Gubernur sebagai wakil Pemerintah Pusat Gubernur yang karena jabatannya
berkedudukan juga sebagai wakil Pemerintah di wilayah provinsi yang
bersangkutan. Dalam kedudukannya tersebut Gubernur bertanggung jawab kepada
Presiden. Gubernur dalam kedudukannya sebagai wakil pusat di daerah, memiliki
tugas dan wewenang dalam hal a) pembinaan dan pengawasan penyelenggaraan
pemerintahan daerah kabupaten/kota; b) koordinasi penyelenggaraan urusan
Pemerintah di daerah provinsi dan kabupaten/kota; c) koordinasi pembinaan dan
pengawasan penyelenggaraan tugas pembantuan di daerah provinsi dan
kabupaten/kota.
5. DPRD
Konsep perwakilan politik lokal terkait dengan sistem pemerintahan yang
dipraktikkan suatu Negara. Konsep perwakilan politik lokal merupakan bagian
yang tak terpisahkan dari sistem demokrasi, artinya, keterlibatan masyarakat
secara langsung dan tidak langsung ikut menentukan urusan urusan rumah tangga
daerahnya.
6.
Perangkat Daerah Keberadaan perangkat daerah dijumpai pada Pasal 1 Angka 3 dan
Pasal 120 UU No. 32 Tahun 2004 yang pelaksanaannya melalui PP No. 41 Tahun
2007.
7.Hubungan
dalam pembentukan daerah (pemekaran dan pembubaran daerah) Hubungan kelembagaan
lainnya terdapat dalam pembentukan daerah (pemekaran dan pembubaran daerah).

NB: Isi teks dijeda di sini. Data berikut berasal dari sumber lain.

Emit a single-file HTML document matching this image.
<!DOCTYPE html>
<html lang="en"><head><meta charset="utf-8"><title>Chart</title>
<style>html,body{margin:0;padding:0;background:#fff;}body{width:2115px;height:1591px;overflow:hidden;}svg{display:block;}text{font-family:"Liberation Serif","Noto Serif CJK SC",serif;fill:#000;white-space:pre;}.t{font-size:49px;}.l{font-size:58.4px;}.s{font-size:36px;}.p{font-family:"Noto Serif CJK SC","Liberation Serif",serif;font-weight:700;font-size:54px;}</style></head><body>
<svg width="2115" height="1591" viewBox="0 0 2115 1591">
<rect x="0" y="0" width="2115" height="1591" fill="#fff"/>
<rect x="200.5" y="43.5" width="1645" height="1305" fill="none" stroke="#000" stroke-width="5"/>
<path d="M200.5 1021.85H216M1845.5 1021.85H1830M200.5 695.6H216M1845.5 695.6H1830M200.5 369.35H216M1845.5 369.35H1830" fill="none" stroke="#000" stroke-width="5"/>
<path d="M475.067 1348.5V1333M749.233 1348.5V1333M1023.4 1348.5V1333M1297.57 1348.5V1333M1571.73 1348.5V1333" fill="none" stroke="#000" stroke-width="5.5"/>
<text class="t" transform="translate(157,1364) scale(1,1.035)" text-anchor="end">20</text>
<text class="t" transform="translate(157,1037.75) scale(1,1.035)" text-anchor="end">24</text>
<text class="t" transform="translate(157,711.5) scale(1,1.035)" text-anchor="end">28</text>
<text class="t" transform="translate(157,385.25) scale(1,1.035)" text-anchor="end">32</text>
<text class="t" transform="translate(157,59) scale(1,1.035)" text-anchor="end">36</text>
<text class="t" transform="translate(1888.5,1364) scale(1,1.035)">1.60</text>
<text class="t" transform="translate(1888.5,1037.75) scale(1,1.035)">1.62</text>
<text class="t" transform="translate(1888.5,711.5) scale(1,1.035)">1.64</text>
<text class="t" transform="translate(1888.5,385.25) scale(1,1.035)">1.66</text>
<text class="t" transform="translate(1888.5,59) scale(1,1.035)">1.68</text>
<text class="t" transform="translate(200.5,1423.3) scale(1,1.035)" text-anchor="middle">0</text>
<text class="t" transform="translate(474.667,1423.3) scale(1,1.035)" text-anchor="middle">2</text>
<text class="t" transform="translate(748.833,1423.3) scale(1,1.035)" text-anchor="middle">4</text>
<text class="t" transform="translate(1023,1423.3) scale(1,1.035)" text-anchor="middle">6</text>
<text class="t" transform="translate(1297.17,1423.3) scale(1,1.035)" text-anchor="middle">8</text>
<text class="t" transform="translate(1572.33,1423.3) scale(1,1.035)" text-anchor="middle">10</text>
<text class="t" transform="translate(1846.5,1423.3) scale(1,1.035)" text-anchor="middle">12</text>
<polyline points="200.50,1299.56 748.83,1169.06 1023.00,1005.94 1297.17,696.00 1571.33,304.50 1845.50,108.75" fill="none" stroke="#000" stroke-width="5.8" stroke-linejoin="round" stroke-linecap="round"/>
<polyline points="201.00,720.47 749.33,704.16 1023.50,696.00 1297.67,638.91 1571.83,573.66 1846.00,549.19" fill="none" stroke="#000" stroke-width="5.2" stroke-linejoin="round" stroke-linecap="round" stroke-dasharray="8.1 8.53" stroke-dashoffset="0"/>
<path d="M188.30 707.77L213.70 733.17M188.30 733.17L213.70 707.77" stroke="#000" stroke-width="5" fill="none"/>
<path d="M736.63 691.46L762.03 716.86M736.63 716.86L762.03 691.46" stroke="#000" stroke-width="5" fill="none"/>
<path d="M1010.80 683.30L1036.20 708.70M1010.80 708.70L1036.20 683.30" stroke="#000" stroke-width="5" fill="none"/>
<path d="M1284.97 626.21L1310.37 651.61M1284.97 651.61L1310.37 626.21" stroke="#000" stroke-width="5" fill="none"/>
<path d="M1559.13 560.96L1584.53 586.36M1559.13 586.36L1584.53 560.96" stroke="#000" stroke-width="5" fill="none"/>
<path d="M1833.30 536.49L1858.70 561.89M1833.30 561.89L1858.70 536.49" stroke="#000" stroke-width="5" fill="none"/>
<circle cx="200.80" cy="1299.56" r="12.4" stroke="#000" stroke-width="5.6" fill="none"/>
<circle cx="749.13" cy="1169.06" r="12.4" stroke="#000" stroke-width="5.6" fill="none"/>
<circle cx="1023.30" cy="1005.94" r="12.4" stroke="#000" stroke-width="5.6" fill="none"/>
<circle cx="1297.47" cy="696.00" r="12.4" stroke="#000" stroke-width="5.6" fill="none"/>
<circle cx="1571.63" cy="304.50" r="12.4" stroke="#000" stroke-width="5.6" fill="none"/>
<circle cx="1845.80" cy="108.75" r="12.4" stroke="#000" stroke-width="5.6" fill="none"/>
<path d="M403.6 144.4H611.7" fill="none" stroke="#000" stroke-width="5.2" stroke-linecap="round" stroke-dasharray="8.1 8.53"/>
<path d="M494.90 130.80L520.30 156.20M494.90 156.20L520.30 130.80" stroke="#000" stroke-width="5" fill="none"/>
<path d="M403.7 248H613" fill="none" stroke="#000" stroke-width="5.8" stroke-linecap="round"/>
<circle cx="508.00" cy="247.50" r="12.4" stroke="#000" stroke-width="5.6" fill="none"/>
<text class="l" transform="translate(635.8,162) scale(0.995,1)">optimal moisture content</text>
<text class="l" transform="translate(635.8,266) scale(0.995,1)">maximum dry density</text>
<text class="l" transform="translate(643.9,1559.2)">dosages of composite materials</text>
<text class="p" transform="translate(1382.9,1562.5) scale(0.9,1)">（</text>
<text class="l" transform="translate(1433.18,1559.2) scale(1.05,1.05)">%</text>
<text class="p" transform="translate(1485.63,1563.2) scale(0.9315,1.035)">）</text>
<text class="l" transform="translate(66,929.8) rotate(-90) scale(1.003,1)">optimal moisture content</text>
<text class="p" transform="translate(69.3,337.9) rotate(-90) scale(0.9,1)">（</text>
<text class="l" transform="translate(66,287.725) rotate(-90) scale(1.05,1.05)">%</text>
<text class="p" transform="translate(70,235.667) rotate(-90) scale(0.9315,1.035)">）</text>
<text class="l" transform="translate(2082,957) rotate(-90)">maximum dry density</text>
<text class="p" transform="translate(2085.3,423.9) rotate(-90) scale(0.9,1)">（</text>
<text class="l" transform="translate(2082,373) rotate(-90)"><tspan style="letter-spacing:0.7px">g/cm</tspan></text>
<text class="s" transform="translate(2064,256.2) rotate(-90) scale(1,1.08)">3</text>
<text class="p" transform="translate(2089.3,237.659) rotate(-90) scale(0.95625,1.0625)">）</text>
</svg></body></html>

Pasal 18 ayat 1 UUD 1945 menganut desentralisasi teritorial sehingga akan
dibentuk daerah-daerah baik Provinsi, Kabupaten dan Kota dengan UU.
8.Pengaturan
Pemekaran Daerah dalam Peraturan Perundang-undangan Berbicara tentang
pengaturan pemekaran daerah, sebenarnya tidak ada peraturan perundang-undangan
yang secara khusus mengatur hal tersebut.